Excellent! It came out perfectly. We baked the cubes in our air fryer at 360 degrees for about 6-7 minutes. Voila!
Awesome! I'm so glad you loved it!!
Sounds awesome! I also have lots of fresh lavender outside!
Perfect! I think you'll love it. If you have lots of lavender, make a double batch of honey! We've been enjoying it on EVERYTHING!
Have fun in Spain and save room in your checked luggage for some olive oil! The prices there are unbeatable. I think I had a cone full of Jamon every day while I was there earlier this year. Also get some advice on the tapas, as it can range from incredible to mediocre. We were in Sitges (just outside of Barcelona), so I am afraid I cannot offer any help.
Also, I know honey is a classic on cheeses like this, any thoughts on a substitute for someone who is allergic to honey? Run into this with my daughter all the time. Was thinking maple syrup, but that is a very different flavor.
Thanks, Rod! Definitely planning to take back some goodies from this trip. Definitely olive oil, maybe some olives and even cheese!
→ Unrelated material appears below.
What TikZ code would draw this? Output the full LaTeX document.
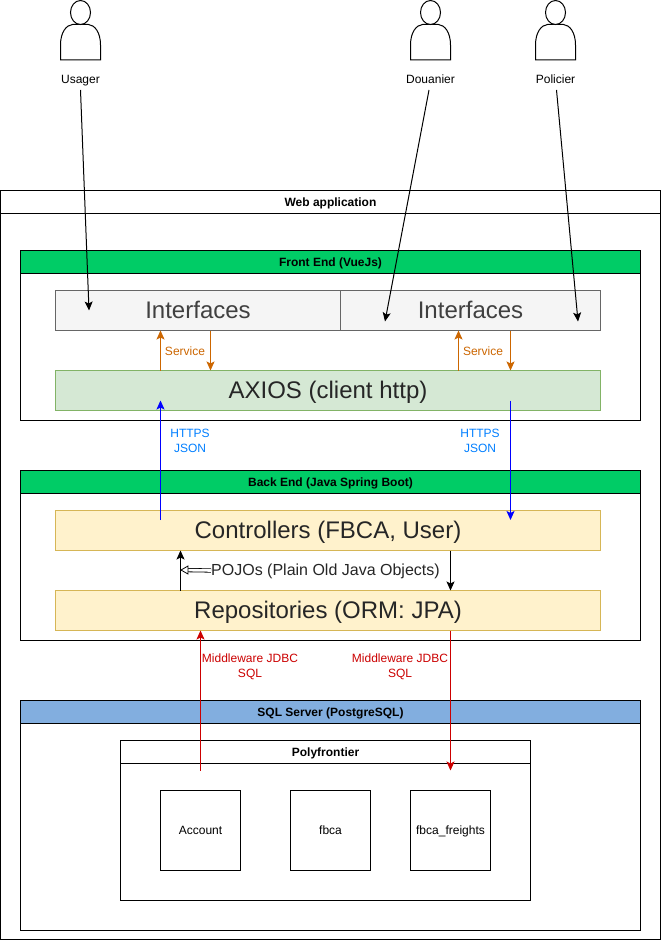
\documentclass[tikz,border=0pt]{standalone}
\usepackage{fontspec}
\setmainfont{Liberation Sans}
\usetikzlibrary{arrows.meta}
\definecolor{hgreen}{HTML}{00CC66}
\definecolor{hblue}{HTML}{82AEDF}
\definecolor{orangeline}{HTML}{CC6600}
\definecolor{textblue}{HTML}{007FFF}
\definecolor{redline}{HTML}{CC0000}
\definecolor{axfill}{HTML}{D5E8D4}
\definecolor{axline}{HTML}{82B366}
\definecolor{yfill}{HTML}{FFF2CC}
\definecolor{yline}{HTML}{D6B656}
\tikzset{
  box/.style={draw=black,fill=white,line width=1pt,inner sep=0pt,outer sep=0pt,rectangle,anchor=center},
  headtxt/.style={font=\fontsize{12}{14}\selectfont\bfseries,text=black,text height=11.5pt,text depth=2.5pt},
  bigtxt/.style={font=\fontsize{24}{28}\selectfont,text=black!85,text height=20pt,text depth=5pt},
  ifc/.style={box,fill=black!4,draw=black!60,minimum height=40pt,font=\fontsize{24}{28}\selectfont,text=black!75,text height=20pt,text depth=5pt},
  small/.style={font=\fontsize{12}{15}\selectfont,align=center,inner sep=0pt},
  one/.style={font=\fontsize{12}{15}\selectfont,inner sep=0pt,text height=9.5pt,text depth=2.5pt},
  conn/.style={line width=1pt,-{Stealth[length=9pt,width=8pt,inset=2pt]}},
  person/.style={line width=1pt,draw=black,fill=white}
}
\begin{document}
\begin{tikzpicture}[x=1pt,y=-1pt]
\useasboundingbox (0,0) rectangle (661,941);
\fill[white] (0,0) rectangle (661,941);
% containers
\node[box,minimum width=660pt,minimum height=749pt] (web) at (330.5,565) {};
\node[box,minimum width=660pt,minimum height=23pt,headtxt] (webh) at (330.5,202) {Web application};
\node[box,minimum width=620pt,minimum height=170pt] (front) at (330.5,335.5) {};
\node[box,fill=hgreen,minimum width=620pt,minimum height=23pt,headtxt] (fronth) at (330.5,262) {Front End (VueJs)};
\node[box,minimum width=620pt,minimum height=170pt] (back) at (330.5,555.5) {};
\node[box,fill=hgreen,minimum width=620pt,minimum height=23pt,headtxt] (backh) at (330.5,482) {Back End (Java Spring Boot)};
\node[box,minimum width=620pt,minimum height=230pt] (sql) at (330.5,815.5) {};
\node[box,fill=hblue,minimum width=620pt,minimum height=23pt,headtxt] (sqlh) at (330.5,712) {SQL Server (PostgreSQL)};
\node[box,minimum width=410pt,minimum height=160pt] (poly) at (325.5,820.5) {};
\node[box,minimum width=410pt,minimum height=23pt,headtxt] (polyh) at (325.5,752) {Polyfrontier};
% inner boxes
\node[ifc,minimum width=285pt] (ifa) at (198,310.5) {Interfaces};
\node[ifc,minimum width=260pt] (ifb) at (470.5,310.5) {Interfaces};
\node[box,fill=axfill,draw=axline,minimum width=545pt,minimum height=40pt,bigtxt] (axios) at (328,390.5) {AXIOS (client http)};
\node[box,fill=yfill,draw=yline,minimum width=545pt,minimum height=40pt,bigtxt] (ctrl) at (328,530.5) {Controllers (FBCA, User)};
\node[box,fill=yfill,draw=yline,minimum width=545pt,minimum height=40pt,bigtxt] (repo) at (328,610.5) {Repositories (ORM: JPA)};
\node[box,minimum width=80pt,minimum height=80pt,one] (acc) at (200.5,830.5) {Account};
\node[box,minimum width=80pt,minimum height=80pt,one] (fbca) at (330.5,830.5) {fbca};
\node[box,minimum width=80pt,minimum height=80pt,one] (fr) at (450.5,830.5) {fbca\_freights};
% actors
\foreach \n/\cx in {pa/80.5,pb/430.5,pc/555.5}{
  \begin{scope}[shift={(\cx,0)}]
    \draw[person] (-20,60) -- (-20,45) .. controls (-20,32) and (-14,25) .. (-8,24.5)
      -- (8,24.5) .. controls (14,25) and (20,32) .. (20,45) -- (20,60) -- cycle;
    \draw[person] (0,12.5) ellipse (10 and 12);
  \end{scope}
}
\node[one] (usager) at (80.5,80.5) {Usager};
\node[one] (douanier) at (430.5,80.5) {Douanier};
\node[one] (policier) at (555.5,80.5) {Policier};
% free ends
\coordinate (ua) at (80.5,90);  \coordinate (ub) at (89,310.5);
\coordinate (da) at (429,90);   \coordinate (db) at (385,321.5);
\coordinate (pa) at (556.5,90); \coordinate (pb) at (578,321.5);
\coordinate (xa) at (160.5,0);
\coordinate (xb) at (210.5,0);
\coordinate (xc) at (458.5,0);
\coordinate (xd) at (510.5,0);
\coordinate (xe) at (180.5,0);
\coordinate (xf) at (450.5,0);
\coordinate (xg) at (200.5,0);
\coordinate (bs) at (160.5,520);
\coordinate (be) at (160.5,400.5);
\coordinate (cs) at (510.5,400.5);
\coordinate (ce) at (510.5,520);
\coordinate (rs) at (200.5,770.5);
\coordinate (re) at (450.5,770.5);
\coordinate (pj) at (181,570);
% connectors
\draw[conn,black] (ua) -- (ub);
\draw[conn,black] (da) -- (db);
\draw[conn,black] (pa) -- (pb);
\draw[conn,orangeline] (axios.north -| xa) -- (ifa.south -| xa);
\draw[conn,orangeline] (ifa.south -| xb) -- (axios.north -| xb);
\draw[conn,orangeline] (axios.north -| xc) -- (ifb.south -| xc);
\draw[conn,orangeline] (ifb.south -| xd) -- (axios.north -| xd);
\draw[conn,blue] (bs) -- (be);
\draw[conn,blue] (cs) -- (ce);
\draw[conn,black] (repo.north -| xe) -- (ctrl.south -| xe);
\draw[conn,black] (ctrl.south -| xf) -- (repo.north -| xf);
\draw[conn,redline] (rs) -- (repo.south -| xg);
\draw[conn,redline] (repo.south -| xf) -- (re);
% labels
\node[one,text=orangeline] (s1) at (185,352) {Service};
\node[one,text=orangeline] (s2) at (483,352) {Service};
\node[small,text=textblue] (h1) at (190,441) {HTTPS\\JSON};
\node[small,text=textblue] (h2) at (480,441) {HTTPS\\JSON};
\node[small,text=redline] (m1) at (250,667) {Middleware JDBC\\SQL};
\node[small,text=redline] (m2) at (400,667) {Middleware JDBC\\SQL};
\node[inner sep=0pt,anchor=west,font=\fontsize{16}{19}\selectfont,text=black!85,text height=12.5pt,text depth=3.5pt] (pojo) at (211,570.5) {POJOs (Plain Old Java Objects)};
\draw[draw=black,double=white,double distance=2.6pt,line width=0.8pt,shorten >=6pt] (pojo.west) -- (pj);
\draw[draw=black,fill=white,line width=0.8pt] (pj) -- ++(7,-4) -- ++(0,8) -- cycle;
\end{tikzpicture}
\end{document}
We are planning to go to the Dali museum and possibly Stiges.. or is it in Stiges? I forget. But if you have any recs there, I'm all ears! As for a substitute for honey... hmm. I think a nice jam would be lovely! But honestly, they are delicious even without the honey, so you'd be totally fine just skipping it.
This looks amazing!! I was in Madrid a few months ago and ended up buying and vacuum packing quite a bit of Manchego cheese to bring home -- I made some rosemary olive oil roasted almonds to eat with it, along with some olives also from Spain -- a nice little aperitif spread!! Next time I get my hands on more Manchego though I'll be making this!!
Thanks!! They're beyond yummy. I'm totally planning on bringing some cheese home from our trip. Any favorite spots in Madrid??